* _PROVIDED DATA_:
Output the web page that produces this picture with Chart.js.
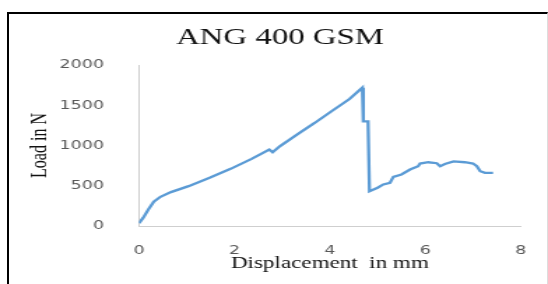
<!DOCTYPE html>
<html>
<head>
<meta charset="utf-8">
<script src="https://cdn.jsdelivr.net/npm/chart.js@4"></script>
<style>
html, body { margin: 0; padding: 0; background: #fff; overflow: hidden; }
#chart { position: absolute; left: 0; top: 0; transform-origin: 0 0; transform: scaleX(1.398); }
#frame { position: absolute; left: 7px; top: 12px; width: 538px; height: 300px;
         border-top: 2px solid #000; border-left: 2px solid #000; border-right: 1px solid #ddd; }
</style>
</head>
<body>
<canvas id="chart" width="392" height="284"></canvas>
<div id="frame"></div>
<script>
// 数据：位移 (mm) 和载荷 (N)
const displacement = [0, 0.09, 0.2, 0.31, 0.45, 0.67, 1.04, 1.48, 1.92, 2.36, 2.73, 2.8, 2.95, 3.31, 3.68, 4.05, 4.41, 4.68,
    4.70, 4.80, 4.83, 5.0, 5.12, 5.26, 5.33, 5.5, 5.68, 5.85, 5.89, 6.06, 6.24, 6.31, 6.41, 6.59, 6.83, 7.0, 7.08, 7.15, 7.25, 7.42];
const load = [35, 104, 207, 302, 363, 421, 495, 598, 710, 834, 949, 916, 990, 1135, 1280, 1432, 1577, 1718,
    1300, 1300, 433, 475, 516, 537, 611, 640, 702, 743, 776, 792, 780, 743, 770, 802, 792, 776, 743, 681, 661, 661];
const xTicks = [0, 2, 4, 6, 8];
const yTicks = [0, 500, 1000, 1500, 2000];
const chartTitle = 'ANG 400 GSM';

const points = displacement.map((d, i) => ({ x: d, y: load[i] }));

// 手动画标题，位置和原图一致
const titlePlugin = {
    id: 'titleText',
    afterDraw(chart) {
        const ctx = chart.ctx;
        ctx.save();
        ctx.font = '23.5px "Liberation Serif"';
        ctx.fillStyle = '#111';
        ctx.textAlign = 'center';
        ctx.textBaseline = 'middle';
        ctx.fillText(chartTitle, 200.3, 38);
        ctx.restore();
    }
};

const tickFont = { family: 'DejaVu Sans', size: 12.5 };

new Chart(document.getElementById('chart').getContext('2d'), {
    type: 'line',
    data: {
        datasets: [{
            data: points,
            borderColor: '#5b9bd5',
            borderWidth: 2.3,
            pointRadius: 0,
            tension: 0,
            fill: false
        }]
    },
    options: {
        responsive: false,
        animation: false,
        devicePixelRatio: 1,
        layout: { padding: { top: 65, left: 0, right: 19.5, bottom: 0 } },
        plugins: { legend: { display: false }, tooltip: { enabled: false } },
        scales: {
            x: {
                type: 'linear',
                min: 0,
                max: 8,
                afterBuildTicks: s => { s.ticks = xTicks.map(v => ({ value: v })); },
                afterFit: s => { s.height = 58; },
                grid: { display: false },
                border: { display: true, color: '#cfcfcf', width: 1 },
                ticks: { padding: 9.5, color: '#595959', font: tickFont, callback: v => String(v) },
                title: {
                    display: true,
                    text: 'Displacement  in mm',
                    color: '#111',
                    font: { family: 'Liberation Serif', size: 16.5 },
                    padding: 10.8
                }
            },
            y: {
                min: 0,
                max: 2000,
                afterBuildTicks: s => { s.ticks = yTicks.map(v => ({ value: v })); },
                afterFit: s => { s.width = 99.4; },
                grid: { display: false },
                border: { display: true, color: '#cfcfcf', width: 1 },
                ticks: { padding: 17, color: '#595959', font: tickFont, callback: v => String(v) },
                title: {
                    display: true,
                    text: 'Load in N',
                    color: '#111',
                    font: { family: 'Liberation Serif', size: 16 },
                    padding: 19
                }
            }
        }
    },
    plugins: [titlePlugin]
});
</script>
</body>
</html>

* _TO DO_:
Reproduce the full listing above verbatim, with no pictures included.

* _PROBLEM SOLUTION_:
Output the web page that produces this picture with Chart.js.
<!DOCTYPE html>
<html>
<head>
<meta charset="utf-8">
<script src="https://cdn.jsdelivr.net/npm/chart.js@4"></script>
<style>
html, body { margin: 0; padding: 0; background: #fff; overflow: hidden; }
#chart { position: absolute; left: 0; top: 0; transform-origin: 0 0; transform: scaleX(1.398); }
#frame { position: absolute; left: 7px; top: 12px; width: 538px; height: 300px;
         border-top: 2px solid #000; border-left: 2px solid #000; border-right: 1px solid #ddd; }
</style>
</head>
<body>
<canvas id="chart" width="392" height="284"></canvas>
<div id="frame"></div>
<script>
// 数据：位移 (mm) 和载荷 (N)
const displacement = [0, 0.09, 0.2, 0.31, 0.45, 0.67, 1.04, 1.48, 1.92, 2.36, 2.73, 2.8, 2.95, 3.31, 3.68, 4.05, 4.41, 4.68,
    4.70, 4.80, 4.83, 5.0, 5.12, 5.26, 5.33, 5.5, 5.68, 5.85, 5.89, 6.06, 6.24, 6.31, 6.41, 6.59, 6.83, 7.0, 7.08, 7.15, 7.25, 7.42];
const load = [35, 104, 207, 302, 363, 421, 495, 598, 710, 834, 949, 916, 990, 1135, 1280, 1432, 1577, 1718,
    1300, 1300, 433, 475, 516, 537, 611, 640, 702, 743, 776, 792, 780, 743, 770, 802, 792, 776, 743, 681, 661, 661];
const xTicks = [0, 2, 4, 6, 8];
const yTicks = [0, 500, 1000, 1500, 2000];
const chartTitle = 'ANG 400 GSM';

const points = displacement.map((d, i) => ({ x: d, y: load[i] }));

// 手动画标题，位置和原图一致
const titlePlugin = {
    id: 'titleText',
    afterDraw(chart) {
        const ctx = chart.ctx;
        ctx.save();
        ctx.font = '23.5px "Liberation Serif"';
        ctx.fillStyle = '#111';
        ctx.textAlign = 'center';
        ctx.textBaseline = 'middle';
        ctx.fillText(chartTitle, 200.3, 38);
        ctx.restore();
    }
};

const tickFont = { family: 'DejaVu Sans', size: 12.5 };

new Chart(document.getElementById('chart').getContext('2d'), {
    type: 'line',
    data: {
        datasets: [{
            data: points,
            borderColor: '#5b9bd5',
            borderWidth: 2.3,
            pointRadius: 0,
            tension: 0,
            fill: false
        }]
    },
    options: {
        responsive: false,
        animation: false,
        devicePixelRatio: 1,
        layout: { padding: { top: 65, left: 0, right: 19.5, bottom: 0 } },
        plugins: { legend: { display: false }, tooltip: { enabled: false } },
        scales: {
            x: {
                type: 'linear',
                min: 0,
                max: 8,
                afterBuildTicks: s => { s.ticks = xTicks.map(v => ({ value: v })); },
                afterFit: s => { s.height = 58; },
                grid: { display: false },
                border: { display: true, color: '#cfcfcf', width: 1 },
                ticks: { padding: 9.5, color: '#595959', font: tickFont, callback: v => String(v) },
                title: {
                    display: true,
                    text: 'Displacement  in mm',
                    color: '#111',
                    font: { family: 'Liberation Serif', size: 16.5 },
                    padding: 10.8
                }
            },
            y: {
                min: 0,
                max: 2000,
                afterBuildTicks: s => { s.ticks = yTicks.map(v => ({ value: v })); },
                afterFit: s => { s.width = 99.4; },
                grid: { display: false },
                border: { display: true, color: '#cfcfcf', width: 1 },
                ticks: { padding: 17, color: '#595959', font: tickFont, callback: v => String(v) },
                title: {
                    display: true,
                    text: 'Load in N',
                    color: '#111',
                    font: { family: 'Liberation Serif', size: 16 },
                    padding: 19
                }
            }
        }
    },
    plugins: [titlePlugin]
});
</script>
</body>
</html>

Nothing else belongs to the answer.